That title is simple and absolutely true. Basic training is the hardest thing I've had to endure as a mother, thus far.

When my son made the decision to join the Louisiana Army National Guard in the fall of 2016 during his senior year in high school, I was so proud! His basic training leave date was September 18, 2017, and I was prepared. Or so I thought.

He was anxious for that day to come. He assured us he was not afraid, just ready "to get it over with."

 

We dropped him off at the armory early Monday morning. He boarded a plane bound for Atlanta that afternoon. We spoke to him when he landed, believing we would speak to him when he arrived at Fort Benning, Georgia. I was prepared to have that quick call upon his arrival be our last for at least a couple of weeks.

It never came.

As of the writing of this post, I haven't heard my son's voice since he told me he had ordered a bacon burger at the airport on Monday, September 18th, at 5:45PM. I haven't seen his face since we left him at the armory that morning at about 8:30AM.

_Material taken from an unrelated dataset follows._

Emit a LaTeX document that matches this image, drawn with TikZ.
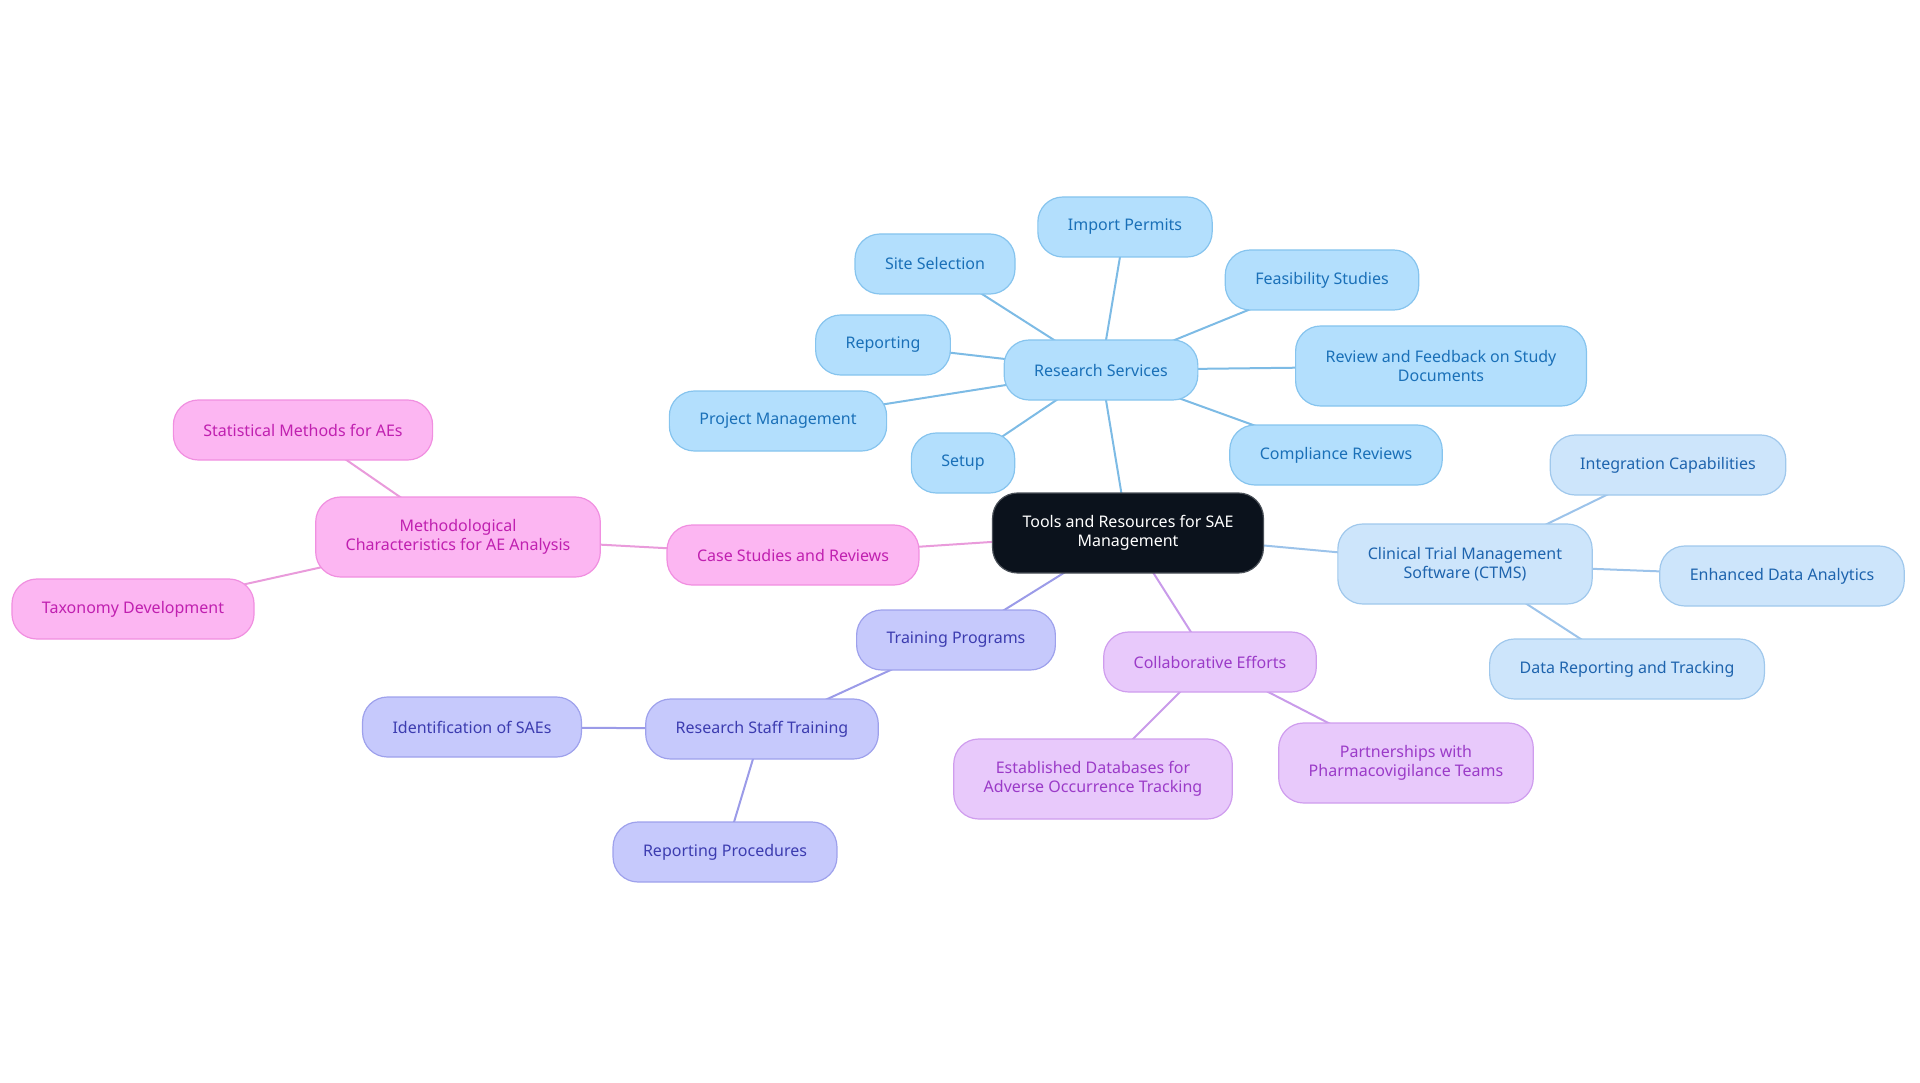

Since that time, he's had his head shaved, gone through the processing soldiers in training go through, filled out multiple pieces of paperwork, and is preparing to start rigorous training. (SEE VIDEO BELOW)  I've read every document I can on what he will go through to prepare him to defend our country and his fellow brothers and sisters in arms.

They will put a weapon in his hands and teach him how to use it. They will put his body to the test to make it stronger. They will test his mental and physical strength every day. I know why they will do all of this.

They are making my son into a soldier because it takes soldiers to defend our country. My son will be one of only 1% of the population who does that.

And all I want as a mom is to hear his voice and see his face.

I am fortunate to have found a closed group of parents of soldiers in training who understand. It's difficult to grasp the roller coaster of emotions parents go through during this time.

Yes, it's only been seven days. It feels like seven months.

Parents are faced with challenges of all kinds. My heart goes out to parents who have dealt with the devastating loss of a child or some other challenge. I can only imagine that difficulty.

As for this mom, my cell phone never leaves my side, even when I'm in the shower! We've been warned that the much-desired phone call comes at the most unexpected times. I am waiting on the day I receive an address so I can send the letters that are written and waiting to be sent. My husband and I scour the private Facebook pages of the Basic Training post in the hope that maybe he will be in a photo.

My son will be fine. He is strong. He is spirit-filled. He was ready for this.

This mom will be fine, too, because her son is all of those things. Even if I miss him every minute of every day.